(DATA PROVIDED)
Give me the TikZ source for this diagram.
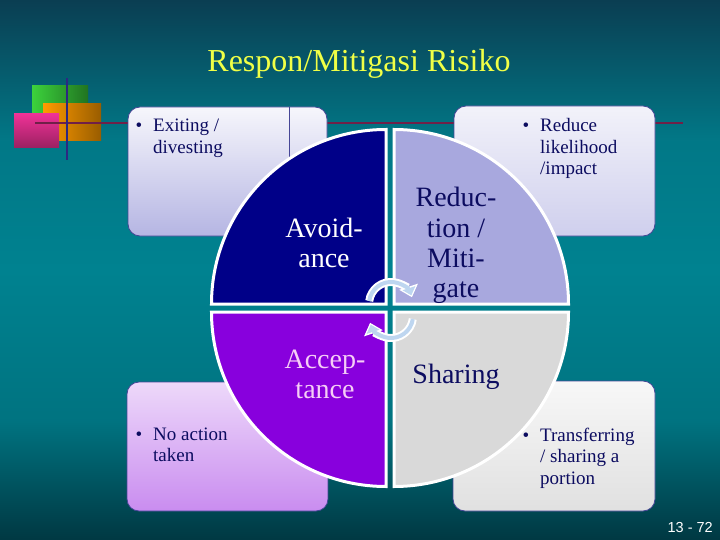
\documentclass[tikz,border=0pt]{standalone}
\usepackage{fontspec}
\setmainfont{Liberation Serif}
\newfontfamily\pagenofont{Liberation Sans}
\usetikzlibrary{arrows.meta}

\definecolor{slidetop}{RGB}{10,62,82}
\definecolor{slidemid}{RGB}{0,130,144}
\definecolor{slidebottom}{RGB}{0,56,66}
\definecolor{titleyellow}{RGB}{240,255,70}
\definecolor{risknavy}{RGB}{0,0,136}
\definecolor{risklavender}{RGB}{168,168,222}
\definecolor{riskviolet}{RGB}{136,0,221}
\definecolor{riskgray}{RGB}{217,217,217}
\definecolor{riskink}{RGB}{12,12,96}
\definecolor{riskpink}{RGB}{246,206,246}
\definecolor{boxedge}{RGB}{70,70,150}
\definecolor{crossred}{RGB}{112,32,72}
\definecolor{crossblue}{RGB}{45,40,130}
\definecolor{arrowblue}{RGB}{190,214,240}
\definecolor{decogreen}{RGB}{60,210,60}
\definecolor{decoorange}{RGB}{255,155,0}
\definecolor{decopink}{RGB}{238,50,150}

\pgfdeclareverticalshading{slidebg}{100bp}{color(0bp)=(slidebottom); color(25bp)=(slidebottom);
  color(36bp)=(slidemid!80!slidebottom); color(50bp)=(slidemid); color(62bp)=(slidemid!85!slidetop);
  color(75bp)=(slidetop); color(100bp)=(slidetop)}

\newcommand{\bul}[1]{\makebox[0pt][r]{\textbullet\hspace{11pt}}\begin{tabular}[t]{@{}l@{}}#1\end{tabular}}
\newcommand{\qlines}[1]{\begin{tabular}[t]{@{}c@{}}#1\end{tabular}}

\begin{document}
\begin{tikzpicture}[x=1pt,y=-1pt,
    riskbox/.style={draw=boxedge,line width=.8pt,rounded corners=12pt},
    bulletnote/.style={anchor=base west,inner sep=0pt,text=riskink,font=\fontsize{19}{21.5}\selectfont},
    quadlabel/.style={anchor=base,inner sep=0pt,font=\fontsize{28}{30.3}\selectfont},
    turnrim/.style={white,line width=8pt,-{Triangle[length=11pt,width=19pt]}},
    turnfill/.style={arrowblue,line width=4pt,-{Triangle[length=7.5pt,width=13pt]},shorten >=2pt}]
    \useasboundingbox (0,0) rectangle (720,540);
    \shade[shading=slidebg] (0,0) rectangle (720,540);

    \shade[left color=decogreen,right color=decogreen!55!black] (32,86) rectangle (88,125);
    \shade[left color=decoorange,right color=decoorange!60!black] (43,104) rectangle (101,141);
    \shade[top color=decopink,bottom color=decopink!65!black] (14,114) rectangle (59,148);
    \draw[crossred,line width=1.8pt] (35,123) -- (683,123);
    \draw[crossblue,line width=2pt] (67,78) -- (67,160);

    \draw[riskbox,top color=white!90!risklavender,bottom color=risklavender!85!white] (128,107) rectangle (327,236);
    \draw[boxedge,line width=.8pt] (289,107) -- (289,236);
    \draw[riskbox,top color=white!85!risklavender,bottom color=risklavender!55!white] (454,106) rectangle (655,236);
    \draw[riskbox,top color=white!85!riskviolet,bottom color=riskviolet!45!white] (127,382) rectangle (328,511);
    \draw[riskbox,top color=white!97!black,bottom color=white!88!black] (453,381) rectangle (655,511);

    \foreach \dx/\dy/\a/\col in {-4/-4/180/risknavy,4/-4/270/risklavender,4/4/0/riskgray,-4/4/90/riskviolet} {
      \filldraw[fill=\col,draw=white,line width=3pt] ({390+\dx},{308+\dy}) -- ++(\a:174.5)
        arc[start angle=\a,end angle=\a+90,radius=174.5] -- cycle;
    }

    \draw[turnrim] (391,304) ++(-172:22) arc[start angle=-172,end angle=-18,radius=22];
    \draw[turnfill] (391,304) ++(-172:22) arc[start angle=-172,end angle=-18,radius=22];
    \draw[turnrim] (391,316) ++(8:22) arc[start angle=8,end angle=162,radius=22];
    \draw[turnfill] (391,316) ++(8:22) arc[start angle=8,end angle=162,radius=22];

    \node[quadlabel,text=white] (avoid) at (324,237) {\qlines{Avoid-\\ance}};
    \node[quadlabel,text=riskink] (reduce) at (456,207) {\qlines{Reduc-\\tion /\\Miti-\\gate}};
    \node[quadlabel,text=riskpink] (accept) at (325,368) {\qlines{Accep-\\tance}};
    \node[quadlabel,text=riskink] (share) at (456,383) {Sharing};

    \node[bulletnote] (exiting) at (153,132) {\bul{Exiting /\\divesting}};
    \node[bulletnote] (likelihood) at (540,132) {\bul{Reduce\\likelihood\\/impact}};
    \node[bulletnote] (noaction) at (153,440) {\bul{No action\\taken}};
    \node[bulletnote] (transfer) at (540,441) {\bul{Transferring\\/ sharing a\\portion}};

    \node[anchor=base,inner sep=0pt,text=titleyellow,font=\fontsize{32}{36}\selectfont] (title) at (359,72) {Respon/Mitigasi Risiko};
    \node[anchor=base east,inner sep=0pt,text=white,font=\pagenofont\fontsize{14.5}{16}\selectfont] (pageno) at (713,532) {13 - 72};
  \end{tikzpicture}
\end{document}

--

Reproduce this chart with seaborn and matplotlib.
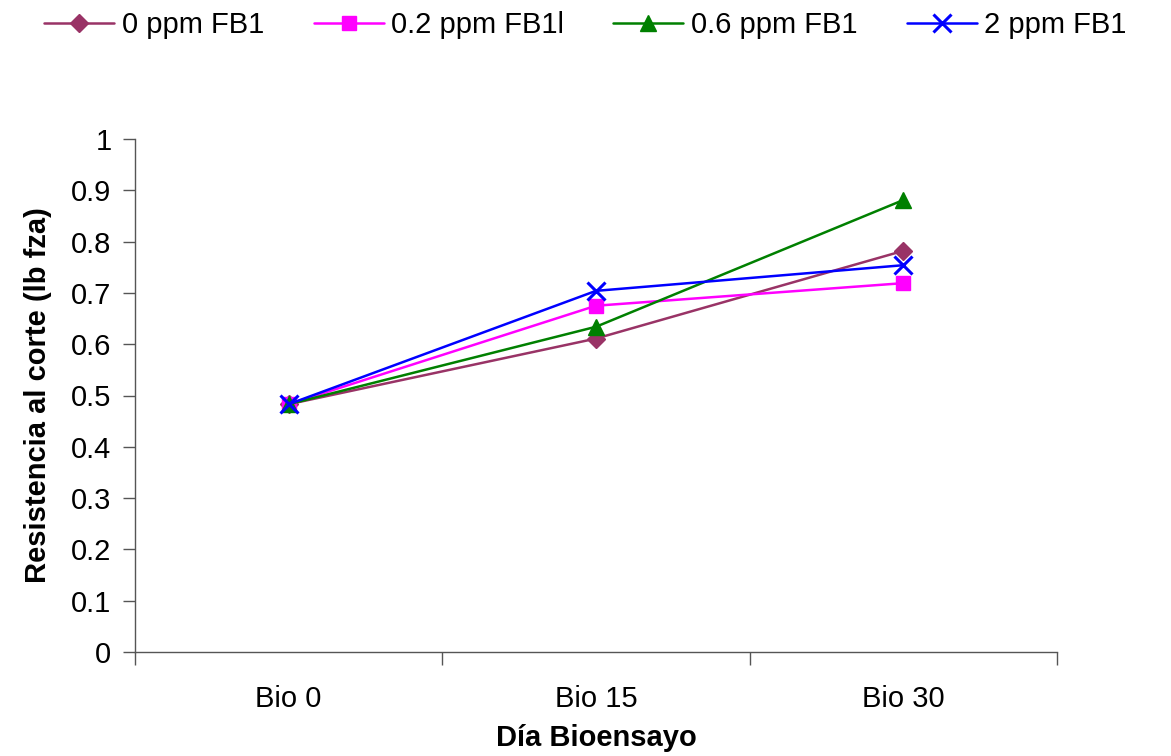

(AIM)
From the records above, copy only the lines running from the line containing "Give me the TikZ source for this diagram." to the line containing "(67,78) -- (67,160);", both ends included. Leave the pictures out.

(REPLY TO THE EXERCISE)
Give me the TikZ source for this diagram.
\documentclass[tikz,border=0pt]{standalone}
\usepackage{fontspec}
\setmainfont{Liberation Serif}
\newfontfamily\pagenofont{Liberation Sans}
\usetikzlibrary{arrows.meta}

\definecolor{slidetop}{RGB}{10,62,82}
\definecolor{slidemid}{RGB}{0,130,144}
\definecolor{slidebottom}{RGB}{0,56,66}
\definecolor{titleyellow}{RGB}{240,255,70}
\definecolor{risknavy}{RGB}{0,0,136}
\definecolor{risklavender}{RGB}{168,168,222}
\definecolor{riskviolet}{RGB}{136,0,221}
\definecolor{riskgray}{RGB}{217,217,217}
\definecolor{riskink}{RGB}{12,12,96}
\definecolor{riskpink}{RGB}{246,206,246}
\definecolor{boxedge}{RGB}{70,70,150}
\definecolor{crossred}{RGB}{112,32,72}
\definecolor{crossblue}{RGB}{45,40,130}
\definecolor{arrowblue}{RGB}{190,214,240}
\definecolor{decogreen}{RGB}{60,210,60}
\definecolor{decoorange}{RGB}{255,155,0}
\definecolor{decopink}{RGB}{238,50,150}

\pgfdeclareverticalshading{slidebg}{100bp}{color(0bp)=(slidebottom); color(25bp)=(slidebottom);
  color(36bp)=(slidemid!80!slidebottom); color(50bp)=(slidemid); color(62bp)=(slidemid!85!slidetop);
  color(75bp)=(slidetop); color(100bp)=(slidetop)}

\newcommand{\bul}[1]{\makebox[0pt][r]{\textbullet\hspace{11pt}}\begin{tabular}[t]{@{}l@{}}#1\end{tabular}}
\newcommand{\qlines}[1]{\begin{tabular}[t]{@{}c@{}}#1\end{tabular}}

\begin{document}
\begin{tikzpicture}[x=1pt,y=-1pt,
    riskbox/.style={draw=boxedge,line width=.8pt,rounded corners=12pt},
    bulletnote/.style={anchor=base west,inner sep=0pt,text=riskink,font=\fontsize{19}{21.5}\selectfont},
    quadlabel/.style={anchor=base,inner sep=0pt,font=\fontsize{28}{30.3}\selectfont},
    turnrim/.style={white,line width=8pt,-{Triangle[length=11pt,width=19pt]}},
    turnfill/.style={arrowblue,line width=4pt,-{Triangle[length=7.5pt,width=13pt]},shorten >=2pt}]
    \useasboundingbox (0,0) rectangle (720,540);
    \shade[shading=slidebg] (0,0) rectangle (720,540);

    \shade[left color=decogreen,right color=decogreen!55!black] (32,86) rectangle (88,125);
    \shade[left color=decoorange,right color=decoorange!60!black] (43,104) rectangle (101,141);
    \shade[top color=decopink,bottom color=decopink!65!black] (14,114) rectangle (59,148);
    \draw[crossred,line width=1.8pt] (35,123) -- (683,123);
    \draw[crossblue,line width=2pt] (67,78) -- (67,160);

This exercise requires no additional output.